TOQUELAND: Was it a billboard?
TOWER: It was a huge billboard right outside the first Spago. And it said “Jeremiah Tower, Chef to the Stars.” And Wolfgang said, “I am chef to the stars.”
TOQUELAND: He said this to you?
TOWER: To everybody. Couldn’t wait to tell me. When they told me they were putting a billboard there, I went, “Oh, my God, please don’t. At least not with that headline.” Wonderful, wonderful man, Wolfgang. He’s the best.
TOQUELAND: Jonathan Waxman.
TOWER: I first met him, I went to lunch at Michael’s in Santa Monica and out came a plate–this is a bit not what I was saying before about California cuisine, but it is about the design–out came a plate of roast chicken with watercress, pomme frittes, perfect, the right size, three eighths of an inch, you know.. . and some tarragon butter or something. And it’s that French plate which is one of the greatest plates in the world. Because you have a perfect half a roast chicken and the watercress which I adore and the French fries and then the juices from the chicken and the tarragon butter on the bottom of the plate gets mixed up with the watercress and the French fries. I just sat there thinking, “Oh, my God.” It wasn’t California cuisine; it was just the most perfect reproduction of the best effort the French had ever done.
So I went into the kitchen after and said, “Who is responsible for that?” And it was Jonathan.

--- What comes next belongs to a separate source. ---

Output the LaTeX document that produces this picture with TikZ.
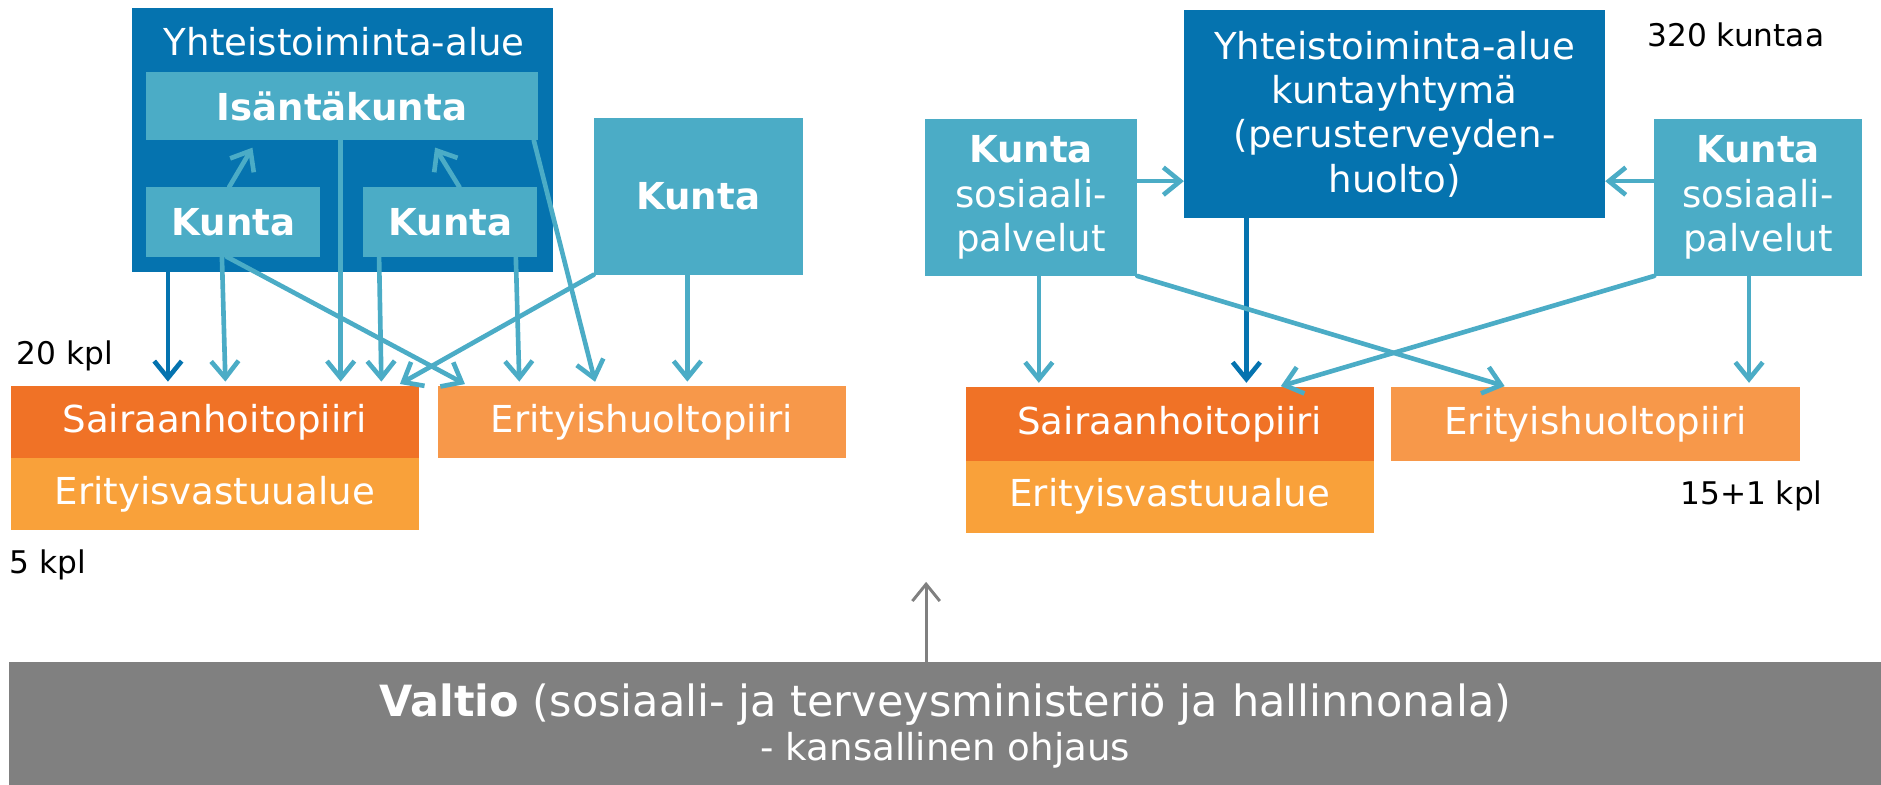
\documentclass[tikz,border=0pt]{standalone}
\usepackage{fontspec}
\setmainfont{DejaVu Sans}
\usepackage{tikz}
\usetikzlibrary{arrows.meta}
\definecolor{ytablue}{HTML}{0573AF}
\definecolor{kuntablue}{HTML}{4BACC6}
\definecolor{shporange}{HTML}{F07226}
\definecolor{ervaorange}{HTML}{F9A13A}
\definecolor{ehporange}{HTML}{F7984A}
\definecolor{valtiogray}{HTML}{808080}
\tikzset{
  box/.style={rectangle, inner sep=0pt, outer sep=0pt, text=white, align=center, font=\fontsize{8.8}{10.5}\selectfont},
  ytabox/.style={box, fill=ytablue},
  kuntabox/.style={box, fill=kuntablue},
  piiribox/.style={box, minimum width=3.40cm, minimum height=0.60cm},
  conn/.style={->, line width=1.1pt, draw=kuntablue, shorten >=1.1pt},
  darkconn/.style={conn, draw=ytablue},
  countlabel/.style={font=\fontsize{7.4}{9}\selectfont, inner sep=0pt}
}
\begin{document}
\begin{tikzpicture}[x=0.01cm, y=-0.01cm, line cap=round, line join=round, >={Straight Barb[length=4pt,width=6.5pt]}]
\useasboundingbox (0,0) rectangle (1568,654);
% vasen puoli
\node[ytabox, minimum width=3.51cm, minimum height=2.20cm] (ytaL) at (285.5,117) {};
\node[box] (ytaLtitle) at (287,35) {Yhteistoiminta-alue};
\node[kuntabox, minimum width=3.26cm, minimum height=0.57cm, font=\fontsize{8.8}{10.5}\selectfont\bfseries] (isanta) at (285,88.5) {Isäntäkunta};
\node[kuntabox, minimum width=1.45cm, minimum height=0.58cm, font=\fontsize{8.8}{10.5}\selectfont\bfseries] (kuntaA) at (194.5,185) {Kunta};
\node[kuntabox, minimum width=1.45cm, minimum height=0.58cm, font=\fontsize{8.8}{10.5}\selectfont\bfseries] (kuntaB) at (375.5,185) {Kunta};
\node[kuntabox, minimum width=1.74cm, minimum height=1.31cm, font=\fontsize{8.8}{10.5}\selectfont\bfseries] (kuntaC) at (582,163.5) {Kunta};
\node[piiribox, fill=shporange] (shpL) at (179,352) {Sairaanhoitopiiri};
\node[piiribox, fill=ervaorange] (ervaL) at (179,412) {Erityisvastuualue};
\node[piiribox, fill=ehporange] (ehpL) at (535,352) {Erityishuoltopiiri};
\node[countlabel] (kplL) at (54,297) {20 kpl};
\node[countlabel] (ervakplL) at (40,471) {5 kpl};
% oikea puoli
\node[ytabox, minimum width=3.51cm, minimum height=1.74cm] (ytaR) at (1162.5,95) {Yhteistoiminta-alue\\kuntayhtymä\\(perusterveyden-\\huolto)};
\node[kuntabox, minimum width=1.77cm, minimum height=1.31cm] (kuntaSL) at (859.5,164.5) {\textbf{Kunta}\\sosiaali-\\palvelut};
\node[kuntabox, minimum width=1.73cm, minimum height=1.31cm] (kuntaSR) at (1465.5,164.5) {\textbf{Kunta}\\sosiaali-\\palvelut};
\node[piiribox, fill=shporange, minimum height=0.61cm] (shpR) at (975,353.5) {Sairaanhoitopiiri};
\node[piiribox, fill=ervaorange] (ervaR) at (975,414) {Erityisvastuualue};
\node[piiribox, fill=ehporange, minimum height=0.61cm] (ehpR) at (1330,353.5) {Erityishuoltopiiri};
\node[countlabel] (kuntaluku) at (1447,29) {320 kuntaa};
\node[countlabel] (kplR) at (1460,413) {15+1 kpl};
% valtio
\node[box, fill=valtiogray, minimum width=15.60cm, minimum height=1.02cm] (valtio) at (788,603) {};
\node[box] (valtiotext) at (788,605) {{\fontsize{10.2}{12}\selectfont\textbf{Valtio} (sosiaali- ja terveysministeriö ja hallinnonala)}\\- kansallinen ohjaus};
\coordinate (valtiotip) at (772,485);
\draw[->, line width=0.7pt, draw=valtiogray] (valtio.north -| valtiotip) -- (valtiotip);
% nuolet vasen
\draw[darkconn] (ytaL.south -| 140,0) -- (shpL.north -| 140,0);
\draw[conn] (kuntaA.south -| 185,0) -- (shpL.north -| 188,0);
\draw[conn] (isanta.south -| 284,0) -- (shpL.north -| 284,0);
\draw[conn] (kuntaB.south -| 316,0) -- (shpL.north -| 318,0);
\draw[conn] (kuntaA.south -| 189,0) -- (ehpL.north -| 391,0);
\draw[conn] (kuntaC.south west) -- (shpL.north -| 330,0);
\draw[conn] (kuntaB.south -| 430,0) -- (ehpL.north -| 433,0);
\draw[conn] (isanta.south -| 445,0) -- (ehpL.north -| 497,0);
\draw[conn] (kuntaC.south -| 573,0) -- (ehpL.north -| 573,0);
\draw[conn, shorten >=2pt] (kuntaA.north -| 191,0) -- (isanta.south -| 214,0);
\draw[conn, shorten >=2pt] (kuntaB.north -| 383,0) -- (isanta.south -| 359,0);
% nuolet oikea
\draw[conn, shorten >=0pt] (kuntaSL.east |- 0,151) -- (ytaR.west |- 0,151);
\draw[conn, shorten >=0pt] (kuntaSR.west |- 0,151) -- (ytaR.east |- 0,151);
\draw[conn] (kuntaSL.south -| 866,0) -- (shpR.north -| 866,0);
\draw[darkconn] (ytaR.south -| 1039,0) -- (shpR.north -| 1039,0);
\draw[conn] (kuntaSR.south west) -- (shpR.north -| 1064,0);
\draw[conn] (kuntaSL.south east) -- (ehpR.north -| 1258,0);
\draw[conn] (kuntaSR.south -| 1458,0) -- (ehpR.north -| 1458,0);
\end{tikzpicture}
\end{document}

And they were cutting up chicken on a plank outside the restaurant by the wire fence. Brilliant. That’s Jonathan.
TOQUELAND: That’s the first time you ever met Jonathan Waxman?
TOWER: Yes. I walked into the kitchen and said, “Who was able to do that?”
TOQUELAND: Do you remember the interaction?
TOWER: I think he was a bit surprised that anybody was so crazed about roast chicken with French fries and watercress and tarragon butter.